Marvel’s Miracle Man at a Crossroads, Part 2: Feige’s Star System

Kevin Feige
Photo by Jeff Gritchen
Matthew Belloni
December 12, 2021

Quick, name the most important moment in the rise of Marvel Studios. You’d probably say the May 2008 release of Iron Man, which proved Marvel could produce its own films and take lesser-known characters to box-office heights. Or maybe Disney’s $4.24 billion purchase of the company 18 months later, supercharging Marvel content, theme park rides, and my kid’s awesome Hulk PJs. Or perhaps when Samuel L. Jackson signed an unprecedented deal to play Nick Fury in nine pictures, signaling the interlocking narrative strategy that would lead to the dominance of the Marvel Cinematic Universe.

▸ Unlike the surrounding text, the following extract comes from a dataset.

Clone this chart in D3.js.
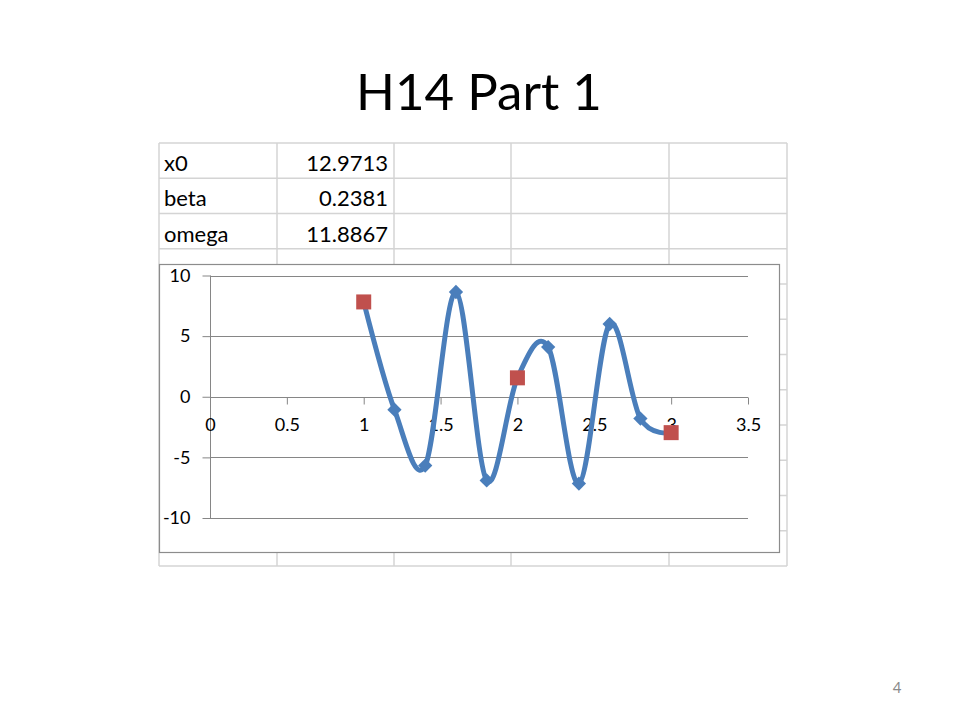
<!DOCTYPE html>
<html>
<head>
<meta charset="utf-8">
<script src="https://cdn.jsdelivr.net/npm/d3@7"></script>
<style>
html,body{margin:0;padding:0;background:#fff;}
svg{display:block;}
</style>
</head>
<body>
<svg id="c" width="960" height="720"></svg>
<script>
// ---- data ----
const title = "H14 Part 1";
const pageNumber = "4";
const paramNames = ["x0", "beta", "omega"];
const paramValues = ["12.9713", "0.2381", "11.8867"];
const xValues = [1, 1.2, 1.4, 1.6, 1.8, 2, 2.2, 2.4, 2.6, 2.8, 3];
const yValues = [7.82, -1.07, -5.68, 8.64, -6.9, 1.56, 4.1, -7.16, 6.0, -1.8, -2.96];
const diamondX = [1.2, 1.4, 1.6, 1.8, 2.2, 2.4, 2.6, 2.8];
const diamondY = [-1.07, -5.68, 8.64, -6.9, 4.1, -7.16, 6.0, -1.8];
const squareX = [1, 2, 3];
const squareY = [7.82, 1.56, -2.96];
const xTicks = [0, 0.5, 1, 1.5, 2, 2.5, 3, 3.5];
const yTicks = [-10, -5, 0, 5, 10];

const svg = d3.select("#c");
const FONT = "Lato, 'Open Sans', sans-serif";

// title
svg.append("text").attr("x", 479).attr("y", 109.5).attr("text-anchor", "middle")
  .attr("font-family", FONT).attr("font-size", 51).attr("fill", "#000").text(title);

// spreadsheet grid
const colX = [159, 277, 394, 511, 669, 787];
const rowY = d3.range(0, 13).map(i => 143 + i * 35.25);
const gridC = "#d4d4d4";
const sheet = svg.append("g");
colX.forEach(x => sheet.append("line").attr("x1", x).attr("x2", x).attr("y1", rowY[0]).attr("y2", rowY[12])
  .attr("stroke", gridC).attr("stroke-width", 1.5));
rowY.forEach(y => sheet.append("line").attr("x1", colX[0]).attr("x2", colX[5]).attr("y1", y).attr("y2", y)
  .attr("stroke", gridC).attr("stroke-width", 1.5));

paramNames.forEach((n, i) => {
  sheet.append("text").attr("x", 164).attr("y", rowY[i] + 28).attr("font-family", FONT)
    .attr("font-size", 22).attr("fill", "#000").text(n);
  sheet.append("text").attr("x", 388).attr("y", rowY[i] + 28).attr("text-anchor", "end").attr("font-family", FONT)
    .attr("font-size", 22).attr("fill", "#000").text(paramValues[i]);
});

// chart area
svg.append("rect").attr("x", 159.5).attr("y", 264.5).attr("width", 620).attr("height", 288)
  .attr("fill", "#fff").attr("stroke", "#8c8c8c").attr("stroke-width", 1.2);

const x = d3.scaleLinear().domain([0, 3.5]).range([210, 748]);
const y = d3.scaleLinear().domain([-10, 10]).range([518, 275.5]);
const gc = "#868686";

// horizontal gridlines
const g = svg.append("g");
yTicks.forEach(t => g.append("line").attr("x1", x(0)).attr("x2", x(3.5)).attr("y1", Math.round(y(t)) + 0.5)
  .attr("y2", Math.round(y(t)) + 0.5).attr("stroke", gc).attr("stroke-width", 1));

// y axis
const yAxis = d3.axisLeft(y).tickValues(yTicks).tickSize(8).tickPadding(12).tickFormat(d3.format("d"));
const ya = svg.append("g").attr("transform", `translate(${x(0) + 0.5},0)`).call(yAxis);
ya.selectAll("path,line").attr("stroke", gc);
ya.select("path").attr("d", `M0,${y(10)}V${y(-10)}`);
ya.selectAll("text").attr("font-family", FONT).attr("font-size", 18).attr("fill", "#000")
  .text(d => d < 0 ? "-" + Math.abs(d) : d);

// x axis at y=0
const xAxis = d3.axisBottom(x).tickValues(xTicks).tickSize(7).tickPadding(14).tickFormat(d => String(d));
const xa = svg.append("g").attr("transform", `translate(0,${Math.round(y(0)) + 0.5})`).call(xAxis);
xa.selectAll("path,line").attr("stroke", gc);
xa.select("path").attr("d", `M${x(0)},0H${x(3.5)}`);
xa.selectAll("text").attr("font-family", FONT).attr("font-size", 18).attr("fill", "#000");

// smooth line
const blue = "#4a7ebb";
const red = "#c0504d";
const pts = xValues.map((v, i) => [x(v), y(yValues[i])]);
svg.append("path").attr("d", d3.line().curve(d3.curveCardinal.tension(0))(pts))
  .attr("fill", "none").attr("stroke", blue).attr("stroke-width", 5).attr("stroke-linejoin", "round");

// diamonds
const sym = d3.symbol().type(d3.symbolDiamond2).size(130);
diamondX.forEach((v, i) => svg.append("path").attr("d", sym())
  .attr("transform", `translate(${x(v)},${y(diamondY[i])})`).attr("fill", blue));

// squares
squareX.forEach((v, i) => svg.append("rect").attr("x", x(v) - 7.5).attr("y", y(squareY[i]) - 7.5)
  .attr("width", 15).attr("height", 15).attr("fill", red));

// page number
svg.append("text").attr("x", 897).attr("y", 693).attr("text-anchor", "middle").attr("font-family", FONT)
  .attr("font-size", 15).attr("fill", "#8a8a8a").text(pageNumber);
</script>
</body>
</html>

But if you ask people inside Marvel, many will cite a much quieter 2015 event. That’s when Marvel president Kevin Feige engineered a daring escape from under chairman Ike Perlmutter. Perlmutter was a cheap, impulsive, rude, and short-sighted Trump crony who would annoy the crap out of everyone (including Disney’s then-C.E.O., Bob Iger) with angry early-morning phone calls from New York or Florida. By 2015, Feige all but threatened to walk if Iger didn’t move Marvel’s films (and later television) under Alan Horn’s studio unit. Iger did, and the result wasn’t just better, more diverse creative output, including Black Panther and Captain Marvel, two films Perlmutter had actively blocked. Feige was also free to refashion the Marvel culture in his own image: Low-key but hyper-competitive; creative-driven yet centralized around his own personal vision for Marvel; fan-first while taking more risks—well, “risks” under the limitations of the Marvel banner. No producer or executive in the modern era has known his audience better than Feige.